Domingos Neto também destacou que o sistema “dá vantagem a quem tem base política verdadeira, quem presta serviço e conhece sua comunidade”, reforçando que o modelo pode ser um divisor de águas na qualidade da representação brasileira.
A expectativa é que a proposta seja votada ainda em 2025, com possibilidade de tramitação em regime de urgência, caso haja acordo entre as lideranças partidárias.

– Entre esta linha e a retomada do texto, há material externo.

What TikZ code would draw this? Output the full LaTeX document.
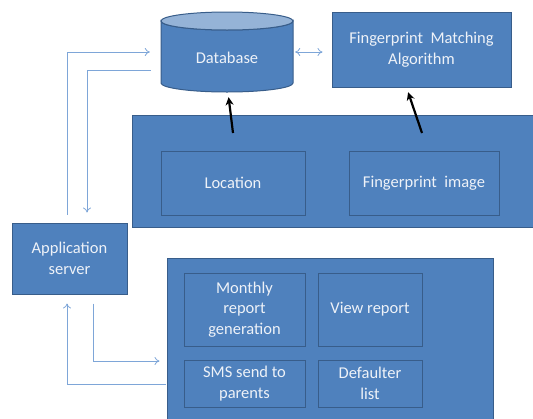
\documentclass[tikz,border=0pt]{standalone}
\usepackage{fontspec}
\setmainfont{Carlito}
\usetikzlibrary{arrows.meta}
\definecolor{boxfill}{HTML}{4F81BD}
\definecolor{boxline}{HTML}{385D8A}
\definecolor{dbtop}{HTML}{95B3D7}
\definecolor{conncol}{HTML}{7EA6D8}
\definecolor{txtcol}{HTML}{EEF2F8}
\begin{document}
\begin{tikzpicture}[x=1pt,y=-1pt,
  bx/.style={draw=boxline, line width=1pt, fill=boxfill, text=txtcol, align=center,
    font=\fontsize{16.5}{20.5}\selectfont, inner sep=0pt},
  conn/.style={draw=conncol, line width=0.8pt, -{To[length=5pt,width=8pt]}},
  blk/.style={draw=black, line width=2.2pt, -{Stealth[length=8pt,width=8pt]}}]
\useasboundingbox (0,0) rectangle (533,418);
\clip (0,0) rectangle (533,418);
% database cylinder
\node[inner sep=0pt, minimum width=132pt, minimum height=80pt] (db) at (227,52) {};
\draw[boxline, line width=1pt, fill=boxfill]
  (161,21) -- (161,83) arc[start angle=180, end angle=360, x radius=66pt, y radius=9pt]
  -- (293,21) arc[start angle=0, end angle=180, x radius=66pt, y radius=-9pt] -- cycle;
\draw[boxline, line width=1pt, fill=dbtop] (227,21) ellipse[x radius=66pt, y radius=9pt];
\node[text=txtcol, font=\fontsize{16.5}{20.5}\selectfont] (dbt) at (227,58) {Database};
% boxes
\node[bx, minimum width=179pt, minimum height=75pt] (fma) at (421.5,49.5) {Fingerprint\ \ Matching\\Algorithm};
\node[bx, minimum width=413pt, minimum height=112pt] (big1) at (338.5,171) {};
\node[bx, minimum width=144pt, minimum height=64pt] (loc) at (233,183) {Location};
\node[bx, minimum width=150pt, minimum height=64pt] (fpi) at (424,183) {Fingerprint\ \ image};
\node[bx, minimum width=115pt, minimum height=71pt] (app) at (69.5,258.5) {Application\\server};
\node[bx, minimum width=326pt, minimum height=172pt] (big2) at (330,344) {};
\node[bx, minimum width=121pt, minimum height=73pt] (mon) at (244.5,309.5) {Monthly\\report\\generation};
\node[bx, minimum width=104pt, minimum height=73pt] (view) at (370,309.5) {View report};
\node[bx, minimum width=121pt, minimum height=47pt] (sms) at (244.5,383.5) {SMS send to\\parents};
\node[bx, minimum width=104pt, minimum height=47pt] (def) at (370,383.5) {Defaulter\\list};
% black arrows
\coordinate (a1) at (233,133);
\coordinate (a2) at (422,133);
\draw[blk, shorten >=5pt] (a1) -- ([xshift=1pt]db.south);
\draw[blk, shorten >=5pt] (a2) -- ([xshift=-15pt]fma.south);
% connectors
\draw[conn, {To[length=5pt,width=8pt]}-{To[length=5pt,width=8pt]}, shorten <=2pt, shorten >=9pt] (db.east) -- (db.east -| fma.west);
\draw[conn] ([shift={(-2.5,-8)}]app.north) |- ([xshift=-11pt]db.west);
\draw[conn] ([shift={(-10,18)}]db.west) -| ([shift={(17.5,-10)}]app.north);
\draw[conn] ([shift={(23.5,9)}]app.south) |- ([shift={(-7,17)}]big2.west);
\draw[conn] ([shift={(-1,40)}]big2.west) -| ([shift={(-2.5,9)}]app.south);
\end{tikzpicture}
\end{document}
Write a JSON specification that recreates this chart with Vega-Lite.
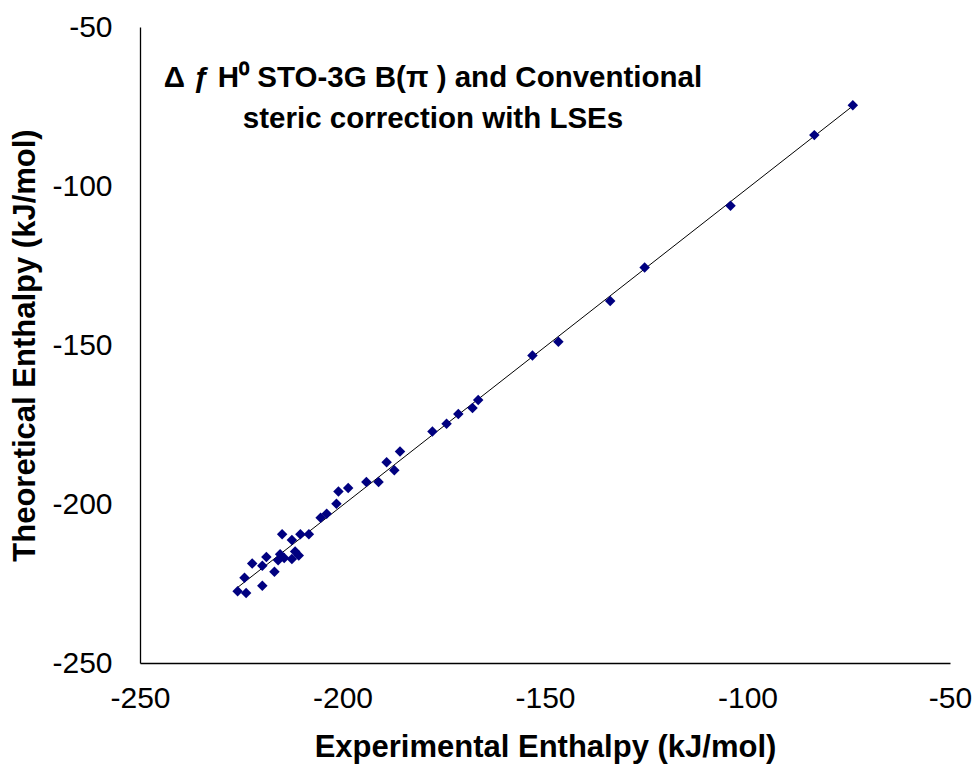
{
  "$schema": "https://vega.github.io/schema/vega-lite/v6.json",
  "width": 810,
  "height": 636,
  "autosize": {"type": "none"},
  "padding": {"left": 140, "top": 27, "right": 29, "bottom": 107},
  "background": "white",
  "config": {
    "view": {"stroke": null},
    "axis": {
      "grid": false,
      "ticks": false,
      "domainColor": "black",
      "domainWidth": 1.3,
      "labelFont": "Liberation Sans",
      "labelFontSize": 30,
      "labelColor": "black",
      "titleFont": "Liberation Sans",
      "titleFontSize": 31,
      "titleFontWeight": "bold",
      "titleColor": "black"
    }
  },
  "title": {
    "text": ["Δ ƒ H⁰ STO-3G B(π ) and Conventional", "steric correction with LSEs"],
    "anchor": "middle",
    "frame": "group",
    "orient": "top",
    "offset": 0,
    "baseline": "alphabetic",
    "dx": -112,
    "dy": 145,
    "lineHeight": 41,
    "font": "Liberation Sans",
    "fontSize": 29.5,
    "fontWeight": "bold",
    "color": "black"
  },
  "data": {
    "values": [
      {"exp": -74.0, "theo": -74.6},
      {"exp": -83.5, "theo": -84.0},
      {"exp": -104.2, "theo": -106.2},
      {"exp": -125.4, "theo": -125.6},
      {"exp": -133.9, "theo": -136.2},
      {"exp": -146.7, "theo": -149.0},
      {"exp": -153.1, "theo": -153.3},
      {"exp": -166.5, "theo": -167.3},
      {"exp": -167.9, "theo": -169.8},
      {"exp": -171.4, "theo": -171.7},
      {"exp": -174.3, "theo": -174.8},
      {"exp": -177.8, "theo": -177.2},
      {"exp": -185.8, "theo": -183.5},
      {"exp": -189.1, "theo": -186.9},
      {"exp": -187.2, "theo": -189.4},
      {"exp": -194.1, "theo": -193.1},
      {"exp": -191.1, "theo": -193.1},
      {"exp": -198.6, "theo": -195.0},
      {"exp": -201.0, "theo": -196.1},
      {"exp": -201.5, "theo": -199.9},
      {"exp": -203.9, "theo": -203.1},
      {"exp": -205.4, "theo": -204.3},
      {"exp": -208.3, "theo": -209.5},
      {"exp": -210.4, "theo": -209.5},
      {"exp": -214.9, "theo": -209.5},
      {"exp": -212.5, "theo": -211.3},
      {"exp": -215.4, "theo": -215.8},
      {"exp": -211.7, "theo": -214.9},
      {"exp": -210.8, "theo": -216.2},
      {"exp": -212.5, "theo": -217.3},
      {"exp": -214.4, "theo": -217.0},
      {"exp": -215.9, "theo": -217.7},
      {"exp": -218.8, "theo": -216.7},
      {"exp": -219.8, "theo": -219.4},
      {"exp": -222.3, "theo": -218.7},
      {"exp": -216.8, "theo": -221.3},
      {"exp": -224.2, "theo": -223.2},
      {"exp": -219.8, "theo": -225.7},
      {"exp": -225.9, "theo": -227.4},
      {"exp": -223.8, "theo": -228.0}
    ]
  },
  "layer": [
    {
      "transform": [{"regression": "theo", "on": "exp"}],
      "mark": {"type": "line", "color": "black", "strokeWidth": 1},
      "encoding": {
        "x": {"field": "exp", "type": "quantitative", "scale": {"domain": [-250, -50], "nice": false, "zero": false}},
        "y": {"field": "theo", "type": "quantitative", "scale": {"domain": [-250, -50], "nice": false, "zero": false}}
      }
    },
    {
      "mark": {"type": "point", "shape": "diamond", "filled": true, "color": "#000080", "size": 110, "opacity": 1},
      "encoding": {
        "x": {
          "field": "exp", "type": "quantitative",
          "scale": {"domain": [-250, -50], "nice": false, "zero": false},
          "axis": {"title": "Experimental Enthalpy (kJ/mol)", "values": [-250, -200, -150, -100, -50], "labelExpr": "'' + datum.value", "labelPadding": 20, "titlePadding": 19, "labelFlush": false}
        },
        "y": {
          "field": "theo", "type": "quantitative",
          "scale": {"domain": [-250, -50], "nice": false, "zero": false},
          "axis": {"title": "Theoretical Enthalpy (kJ/mol)", "values": [-250, -200, -150, -100, -50], "labelExpr": "'' + datum.value", "labelPadding": 28, "titlePadding": 10, "labelFlush": false}
        }
      }
    }
  ]
}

Esta é uma reforma que corrige desigualdades: o Brasil carrega desigualdades territoriais profundas: enquanto alguns centros acumulam investimentos, regiões inteiras são esquecidas. O Vale do Jequitinhonha é símbolo vivo dessa injustiça histórica — terra rica em cultura, terras raras, trabalho e potencial, mas marcada pela ausência de presença efetiva do Estado.
Adotar o voto distrital misto não é apenas uma mudança técnica no modelo eleitoral.
É uma reparação estrutural.
É reconhecer que desenvolvimento econômico e equilíbrio federativo dependem de representatividade real.
Se queremos um Parlamento que se pareça com o Brasil — um Brasil plural, diverso e profundo — precisamos garantir que cada território tenha voz, influência e poder político.
O voto distrital misto, ainda que tarde, é mais do que uma proposta eleitoral:
é um projeto de justiça histórica, democracia viva e futuro compartilhado.